# AVAILABLE DATA
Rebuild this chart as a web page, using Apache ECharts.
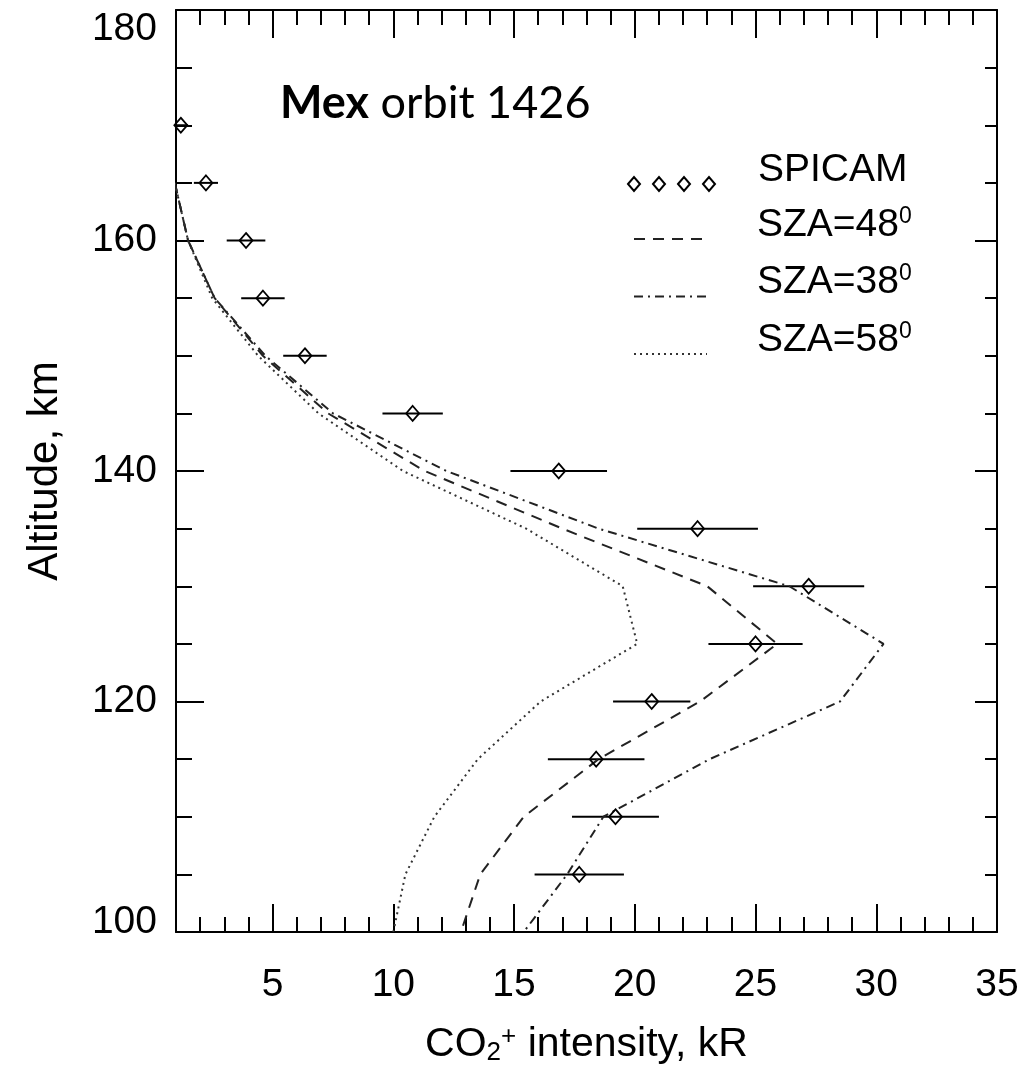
<!DOCTYPE html>
<html><head><meta charset="utf-8">
<script src="https://cdn.jsdelivr.net/npm/echarts@6/dist/echarts.min.js"></script>
<style>html,body{margin:0;padding:0;background:#fff}#c{width:1026px;height:1079px}</style>
</head><body><div id="c"></div>
<script>
// SPICAM observations
const spicamAlt = [170,165,160,155,150,145,140,135,130,125,120,115,110,105];
const spicamVal = [1.2,2.24,3.9,4.6,6.34,10.8,16.85,22.6,27.2,25.0,20.7,18.4,19.2,17.7];
const spicamErr = [0.3,0.5,0.8,0.9,0.9,1.25,2.0,2.5,2.3,1.95,1.6,2.0,1.8,1.85];
// model profiles
const modelAlt = [165,160,155,150,145,140,135,130,125,120,115,110,105,100];
const sza48 = [0.95,1.5,2.6,4.6,7.3,11.3,17.0,23.0,25.9,22.7,18.5,15.4,13.6,12.8];
const sza38 = [0.95,1.5,2.6,4.7,7.5,12.2,18.5,26.4,30.3,28.5,23.1,18.7,17.2,15.4];
const sza58 = [0.95,1.5,2.5,4.4,6.9,10.4,15.5,19.5,20.1,16.1,13.5,11.7,10.5,10.0];
// ticks
const xMajorTicks = [5,10,15,20,25,30,35];
const xMinorTicks = [2,3,4,6,7,8,9,11,12,13,14,16,17,18,19,21,22,23,24,26,27,28,29,31,32,33,34];
const yLabels = [100,120,140,160,180];

const FONT = 'Liberation Sans';
const K = '#000';

function xAx(pos, ticks, len, withLabels, lineShow) {
  const ax = {
    type: 'value', position: pos, min: 1, max: 35,
    axisLine: {show: lineShow, onZero: false, lineStyle: {color: K, width: 2}},
    axisTick: {show: true, inside: true, length: len, customValues: ticks, lineStyle: {color: K, width: 2}},
    axisLabel: {show: false},
    splitLine: {show: false}
  };
  if (withLabels) {
    ax.axisLabel = {show: true, customValues: xMajorTicks, fontSize: 39, fontFamily: FONT, color: K, margin: 34};
    ax.name = '{n|CO}{sub|2}{sup|+}{n| intensity, kR}';
    ax.nameLocation = 'middle';
    ax.nameGap = 92;
    ax.nameTextStyle = {fontFamily: FONT, color: K, fontSize: 41, rich: {
      n: {fontFamily: FONT, fontSize: 41, lineHeight: 42, color: K},
      sub: {fontFamily: FONT, fontSize: 26, lineHeight: 14, verticalAlign: 'bottom', color: K},
      sup: {fontFamily: FONT, fontSize: 26, lineHeight: 14, verticalAlign: 'top', color: K}
    }};
  }
  return ax;
}
function yAx(pos, major, minor, withLabels) {
  const ax = {
    type: 'value', position: pos, min: 100, max: 180, interval: 20,
    axisLine: {show: true, onZero: false, lineStyle: {color: K, width: 2}},
    axisTick: {show: true, inside: true, length: major, lineStyle: {color: K, width: 2}},
    minorTick: {show: true, splitNumber: 4, length: minor, lineStyle: {color: K, width: 2}},
    axisLabel: {show: false},
    splitLine: {show: false}
  };
  if (withLabels) {
    ax.axisLabel = {show: true, customValues: yLabels, fontSize: 39, fontFamily: FONT, color: K, margin: 19,
      verticalAlignMaxLabel: 'top',
      formatter: v => v === 100 ? '{b|' + v + '}' : '{m|' + v + '}',
      rich: {
        b: {fontFamily: FONT, fontSize: 39, color: K, padding: [0, 0, 20, 0]},
        m: {fontFamily: FONT, fontSize: 39, color: K}
      }};
    ax.name = 'Altitude, km';
    ax.nameLocation = 'middle';
    ax.nameGap = 110;
    ax.nameTextStyle = {fontFamily: FONT, fontSize: 42, color: K};
  }
  return ax;
}

const legendText = {fontFamily: FONT, fontSize: 39, color: K, lineHeight: 40,
  rich: {
    n: {fontFamily: FONT, fontSize: 39, lineHeight: 40, color: K},
    s: {fontFamily: FONT, fontSize: 23, lineHeight: 14, verticalAlign: 'top', color: K}
  }};

const chart = echarts.init(document.getElementById('c'), null, {renderer: 'canvas'});
chart.setOption({
  animation: false,
  backgroundColor: '#fff',
  title: {
    text: '{b|Mex} orbit 1426', left: 275, top: 76,
    textStyle: {fontFamily: 'Lato', fontSize: 45, fontWeight: 'normal', color: K,
      rich: {b: {fontFamily: 'Lato', fontSize: 45, fontWeight: 'bold', color: K}}}
  },
  grid: {left: 176, right: 29, top: 10, bottom: 147, containLabel: false},
  legend: [
    {
      data: [{name: 'SPICAM', icon: 'path://M0,7L6,0L12,7L6,14Z M25,7L31,0L37,7L31,14Z M50,7L56,0L62,7L56,14Z M75,7L81,0L87,7L81,14Z'}],
      left: 627, top: 150, padding: 0, itemWidth: 87, itemHeight: 14,
      formatter: n => '{n|' + n + '}',
      textStyle: Object.assign({}, legendText, {padding: [0, 0, 28, 38]}),
      selectedMode: false
    },
    {
      data: ['SZA=48', 'SZA=38', 'SZA=58'],
      orient: 'vertical', left: 633, top: 205, padding: 0, itemWidth: 73, itemHeight: 14, itemGap: -10.5,
      formatter: n => '{n|' + n + '}{s|0}',
      itemStyle: {opacity: 0},
      textStyle: Object.assign({}, legendText, {padding: [0, 0, 28, 45]}),
      selectedMode: false
    }
  ],
  xAxis: [
    xAx('bottom', xMajorTicks, 28, true, true),
    xAx('bottom', xMinorTicks, 15, false, false),
    xAx('top', xMajorTicks, 28, false, true),
    xAx('top', xMinorTicks, 15, false, false)
  ],
  yAxis: [
    yAx('left', 28, 16, true),
    yAx('right', 22, 12, false)
  ],
  series: [
    {
      name: 'SZA=48', type: 'line', xAxisIndex: 0, yAxisIndex: 0, symbol: 'none', showSymbol: false, clip: true,
      data: modelAlt.map((a, i) => [sza48[i], a]),
      itemStyle: {color: '#222'},
      lineStyle: {color: '#222', width: 2, type: [11, 8]}
    },
    {
      name: 'SZA=38', type: 'line', xAxisIndex: 0, yAxisIndex: 0, symbol: 'none', showSymbol: false, clip: true,
      data: modelAlt.map((a, i) => [sza38[i], a]),
      itemStyle: {color: '#222'},
      lineStyle: {color: '#222', width: 2, type: [9, 5, 2, 5]}
    },
    {
      name: 'SZA=58', type: 'line', xAxisIndex: 0, yAxisIndex: 0, symbol: 'none', showSymbol: false, clip: true,
      data: modelAlt.map((a, i) => [sza58[i], a]),
      itemStyle: {color: '#333'},
      lineStyle: {color: '#333', width: 2, type: [2, 4]}
    },
    {
      name: 'SPICAM err', type: 'custom', xAxisIndex: 0, yAxisIndex: 0, clip: true, z: 3,
      data: spicamAlt.map((a, i) => [spicamVal[i] - spicamErr[i], spicamVal[i] + spicamErr[i], a]),
      encode: {x: [0, 1], y: 2},
      renderItem: (params, api) => {
        const p1 = api.coord([api.value(0), api.value(2)]);
        const p2 = api.coord([api.value(1), api.value(2)]);
        return {type: 'line', shape: {x1: p1[0], y1: p1[1], x2: p2[0], y2: p2[1]},
          style: {stroke: K, lineWidth: 2}};
      }
    },
    {
      name: 'SPICAM', type: 'scatter', xAxisIndex: 0, yAxisIndex: 0, z: 4,
      symbol: 'diamond', symbolSize: [13, 15],
      data: spicamAlt.map((a, i) => [spicamVal[i], a]),
      itemStyle: {color: 'rgba(255,255,255,0)', borderColor: K, borderWidth: 1.8, opacity: 1}
    }
  ]
});
</script>
</body></html>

# WHAT TO WORK ON
Skip every picture and transcribe the data above exactly.

# SOLUTION FOR THIS EXERCISE
Rebuild this chart as a web page, using Apache ECharts.
<!DOCTYPE html>
<html><head><meta charset="utf-8">
<script src="https://cdn.jsdelivr.net/npm/echarts@6/dist/echarts.min.js"></script>
<style>html,body{margin:0;padding:0;background:#fff}#c{width:1026px;height:1079px}</style>
</head><body><div id="c"></div>
<script>
// SPICAM observations
const spicamAlt = [170,165,160,155,150,145,140,135,130,125,120,115,110,105];
const spicamVal = [1.2,2.24,3.9,4.6,6.34,10.8,16.85,22.6,27.2,25.0,20.7,18.4,19.2,17.7];
const spicamErr = [0.3,0.5,0.8,0.9,0.9,1.25,2.0,2.5,2.3,1.95,1.6,2.0,1.8,1.85];
// model profiles
const modelAlt = [165,160,155,150,145,140,135,130,125,120,115,110,105,100];
const sza48 = [0.95,1.5,2.6,4.6,7.3,11.3,17.0,23.0,25.9,22.7,18.5,15.4,13.6,12.8];
const sza38 = [0.95,1.5,2.6,4.7,7.5,12.2,18.5,26.4,30.3,28.5,23.1,18.7,17.2,15.4];
const sza58 = [0.95,1.5,2.5,4.4,6.9,10.4,15.5,19.5,20.1,16.1,13.5,11.7,10.5,10.0];
// ticks
const xMajorTicks = [5,10,15,20,25,30,35];
const xMinorTicks = [2,3,4,6,7,8,9,11,12,13,14,16,17,18,19,21,22,23,24,26,27,28,29,31,32,33,34];
const yLabels = [100,120,140,160,180];

const FONT = 'Liberation Sans';
const K = '#000';

function xAx(pos, ticks, len, withLabels, lineShow) {
  const ax = {
    type: 'value', position: pos, min: 1, max: 35,
    axisLine: {show: lineShow, onZero: false, lineStyle: {color: K, width: 2}},
    axisTick: {show: true, inside: true, length: len, customValues: ticks, lineStyle: {color: K, width: 2}},
    axisLabel: {show: false},
    splitLine: {show: false}
  };
  if (withLabels) {
    ax.axisLabel = {show: true, customValues: xMajorTicks, fontSize: 39, fontFamily: FONT, color: K, margin: 34};
    ax.name = '{n|CO}{sub|2}{sup|+}{n| intensity, kR}';
    ax.nameLocation = 'middle';
    ax.nameGap = 92;
    ax.nameTextStyle = {fontFamily: FONT, color: K, fontSize: 41, rich: {
      n: {fontFamily: FONT, fontSize: 41, lineHeight: 42, color: K},
      sub: {fontFamily: FONT, fontSize: 26, lineHeight: 14, verticalAlign: 'bottom', color: K},
      sup: {fontFamily: FONT, fontSize: 26, lineHeight: 14, verticalAlign: 'top', color: K}
    }};
  }
  return ax;
}
function yAx(pos, major, minor, withLabels) {
  const ax = {
    type: 'value', position: pos, min: 100, max: 180, interval: 20,
    axisLine: {show: true, onZero: false, lineStyle: {color: K, width: 2}},
    axisTick: {show: true, inside: true, length: major, lineStyle: {color: K, width: 2}},
    minorTick: {show: true, splitNumber: 4, length: minor, lineStyle: {color: K, width: 2}},
    axisLabel: {show: false},
    splitLine: {show: false}
  };
  if (withLabels) {
    ax.axisLabel = {show: true, customValues: yLabels, fontSize: 39, fontFamily: FONT, color: K, margin: 19,
      verticalAlignMaxLabel: 'top',
      formatter: v => v === 100 ? '{b|' + v + '}' : '{m|' + v + '}',
      rich: {
        b: {fontFamily: FONT, fontSize: 39, color: K, padding: [0, 0, 20, 0]},
        m: {fontFamily: FONT, fontSize: 39, color: K}
      }};
    ax.name = 'Altitude, km';
    ax.nameLocation = 'middle';
    ax.nameGap = 110;
    ax.nameTextStyle = {fontFamily: FONT, fontSize: 42, color: K};
  }
  return ax;
}

const legendText = {fontFamily: FONT, fontSize: 39, color: K, lineHeight: 40,
  rich: {
    n: {fontFamily: FONT, fontSize: 39, lineHeight: 40, color: K},
    s: {fontFamily: FONT, fontSize: 23, lineHeight: 14, verticalAlign: 'top', color: K}
  }};

const chart = echarts.init(document.getElementById('c'), null, {renderer: 'canvas'});
chart.setOption({
  animation: false,
  backgroundColor: '#fff',
  title: {
    text: '{b|Mex} orbit 1426', left: 275, top: 76,
    textStyle: {fontFamily: 'Lato', fontSize: 45, fontWeight: 'normal', color: K,
      rich: {b: {fontFamily: 'Lato', fontSize: 45, fontWeight: 'bold', color: K}}}
  },
  grid: {left: 176, right: 29, top: 10, bottom: 147, containLabel: false},
  legend: [
    {
      data: [{name: 'SPICAM', icon: 'path://M0,7L6,0L12,7L6,14Z M25,7L31,0L37,7L31,14Z M50,7L56,0L62,7L56,14Z M75,7L81,0L87,7L81,14Z'}],
      left: 627, top: 150, padding: 0, itemWidth: 87, itemHeight: 14,
      formatter: n => '{n|' + n + '}',
      textStyle: Object.assign({}, legendText, {padding: [0, 0, 28, 38]}),
      selectedMode: false
    },
    {
      data: ['SZA=48', 'SZA=38', 'SZA=58'],
      orient: 'vertical', left: 633, top: 205, padding: 0, itemWidth: 73, itemHeight: 14, itemGap: -10.5,
      formatter: n => '{n|' + n + '}{s|0}',
      itemStyle: {opacity: 0},
      textStyle: Object.assign({}, legendText, {padding: [0, 0, 28, 45]}),
      selectedMode: false
    }
  ],
  xAxis: [
    xAx('bottom', xMajorTicks, 28, true, true),
    xAx('bottom', xMinorTicks, 15, false, false),
    xAx('top', xMajorTicks, 28, false, true),
    xAx('top', xMinorTicks, 15, false, false)
  ],
  yAxis: [
    yAx('left', 28, 16, true),
    yAx('right', 22, 12, false)
  ],
  series: [
    {
      name: 'SZA=48', type: 'line', xAxisIndex: 0, yAxisIndex: 0, symbol: 'none', showSymbol: false, clip: true,
      data: modelAlt.map((a, i) => [sza48[i], a]),
      itemStyle: {color: '#222'},
      lineStyle: {color: '#222', width: 2, type: [11, 8]}
    },
    {
      name: 'SZA=38', type: 'line', xAxisIndex: 0, yAxisIndex: 0, symbol: 'none', showSymbol: false, clip: true,
      data: modelAlt.map((a, i) => [sza38[i], a]),
      itemStyle: {color: '#222'},
      lineStyle: {color: '#222', width: 2, type: [9, 5, 2, 5]}
    },
    {
      name: 'SZA=58', type: 'line', xAxisIndex: 0, yAxisIndex: 0, symbol: 'none', showSymbol: false, clip: true,
      data: modelAlt.map((a, i) => [sza58[i], a]),
      itemStyle: {color: '#333'},
      lineStyle: {color: '#333', width: 2, type: [2, 4]}
    },
    {
      name: 'SPICAM err', type: 'custom', xAxisIndex: 0, yAxisIndex: 0, clip: true, z: 3,
      data: spicamAlt.map((a, i) => [spicamVal[i] - spicamErr[i], spicamVal[i] + spicamErr[i], a]),
      encode: {x: [0, 1], y: 2},
      renderItem: (params, api) => {
        const p1 = api.coord([api.value(0), api.value(2)]);
        const p2 = api.coord([api.value(1), api.value(2)]);
        return {type: 'line', shape: {x1: p1[0], y1: p1[1], x2: p2[0], y2: p2[1]},
          style: {stroke: K, lineWidth: 2}};
      }
    },
    {
      name: 'SPICAM', type: 'scatter', xAxisIndex: 0, yAxisIndex: 0, z: 4,
      symbol: 'diamond', symbolSize: [13, 15],
      data: spicamAlt.map((a, i) => [spicamVal[i], a]),
      itemStyle: {color: 'rgba(255,255,255,0)', borderColor: K, borderWidth: 1.8, opacity: 1}
    }
  ]
});
</script>
</body></html>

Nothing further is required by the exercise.